Very close to here then
As you said an Airey type house. They were built as in kit form including the wiring. Each socket was radially fed with each cable being having different colour pairs. The braiding was the earth return path.
Is it steel or tin plated copper?
GH
Yes when we rewired in the 70s the old cable was mostly rubber with a kind of fabric on the outside. The cooker supply here is aluminium wire, and it seems to be pretty good, still, but of course dates back to the 60s, and was merely moved to the new CU when the rewiring was done. I've never bothered with another CU to bring it all up to date, since it seems pretty pointless these days. Brian
In our last house built 1957 it must have been wired with rubber insulated cable with a separate bare earth conductor running alongside it. I say must have because I only found one section connecting the bedrooms and if I recall right it seemed a lot bulkier than 2.5 T&E. I have no idea what types of sockets were there originally but there was evidence of wires being crimped to the earth conductor. The previous wankers - sorry owners, did a partial rewire if you could call it that hanging individual sockets off the rubber cable with junction boxes and as for the earth simply twisted the CPC from the new sections of T&E onto the old earth no crimps or solder and they did not even clean off the years of crud built up on the wire surface. I do not even to this day know if that section of rubber wire was even part of a ring main. In the end I started from scratch simply ripping everything out.
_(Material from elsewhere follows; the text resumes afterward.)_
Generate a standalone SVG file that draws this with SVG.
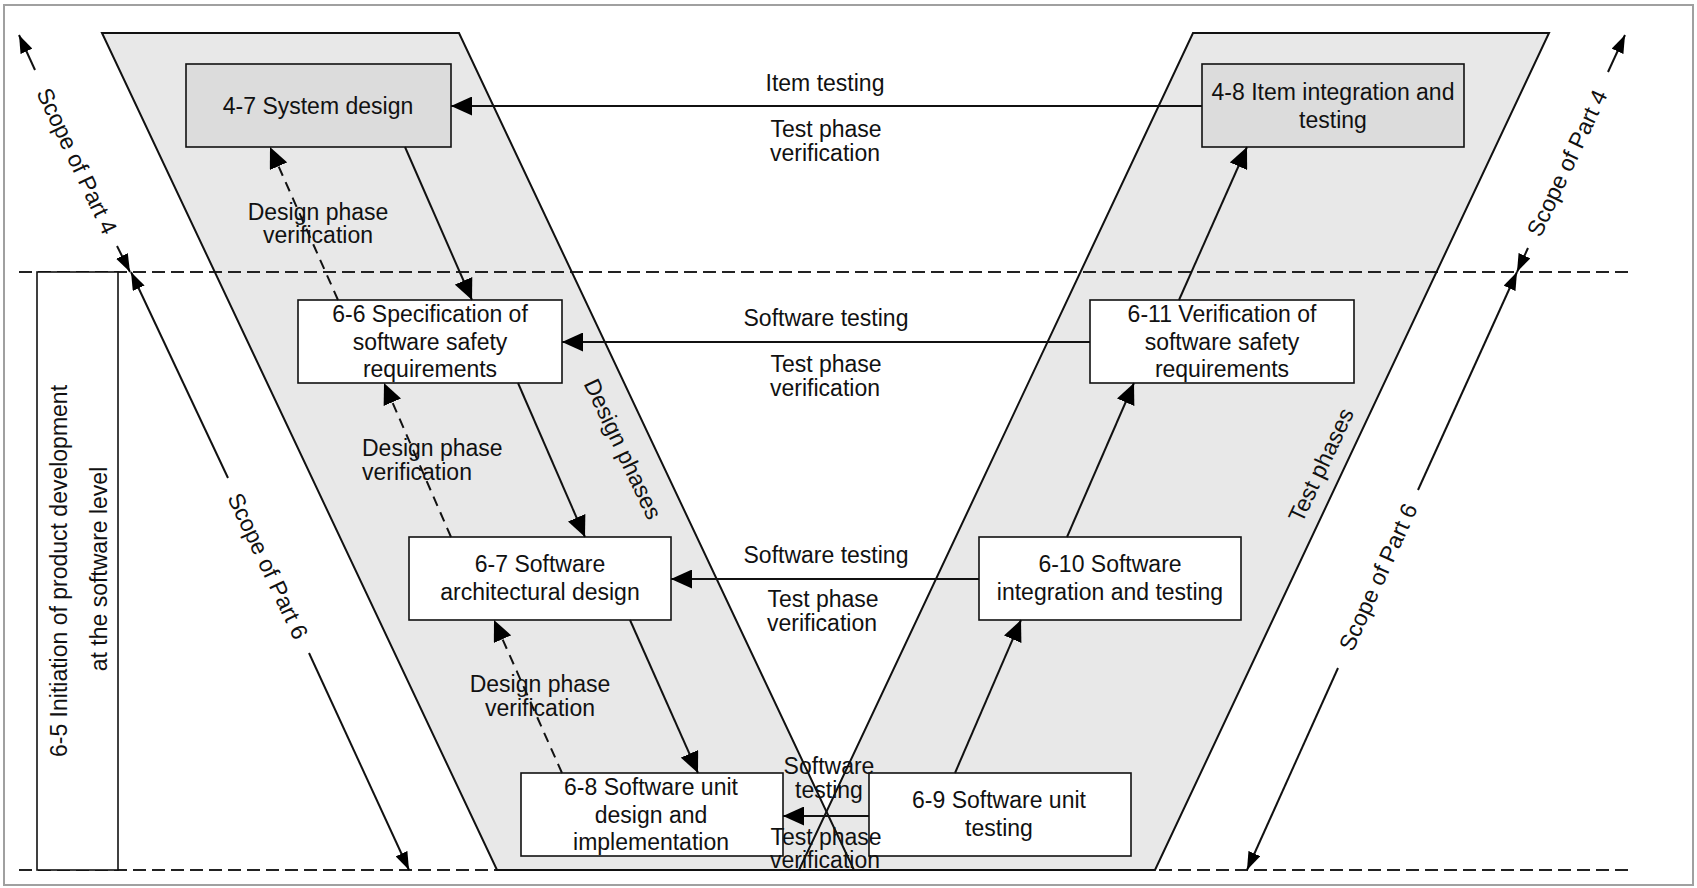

Coming back to the unfamiliar cable theme I came across a type of cable I had never seen before whilst re-plastering a wall it had two rubber sheathed conductors but they had an outer sheath of lead. It was only a short section I suspect to connect to a wall light. I presume the outer lead sheathing was to provide an earth conductor but it struck me as a very expensive cable especially for the fifties when we had just recently come off rationing following the war!
Richard
They didn't bother with earthing for lights in those days! Lead was to provide weatherproofing and also to keep ozone away from the rubber, which would otherwise crack. It also means a live to neutral fault should blow the fuse with little risk of causing a local fire.
My first house (Victorian) was built with gas lights, but electric lighting was probably added about 1910. This was via wooden trunking with two channels, each containing a single core rubber insulated flex. No two way switching in those days. Still functioning when I moved in (mid 1970's).
Pretty sure it is steel braiding. Just like a SY cable without the clear plastic outer.
Tricky Dicky expressed precisely :
That would have been 7.029 old imperial cable.
newshound was thinking very hard :
'Cap and casing', often installed by joiners who would wire houses up after a bit of basic training, in the 1900's on.
Makes some sense. After all, making a neat job of installing electrics to an old house not built with it needs more joiner's skills than electrical.
Didn't ally really appear due to the copper crisis when Rhodesia went independent? Although councils seemed to be always looking out to save a few pennies on their own house wiring.
I presume you meant this
I did.
Owain
The apprentice liked the joists. No need (or indeed no way) to drill them.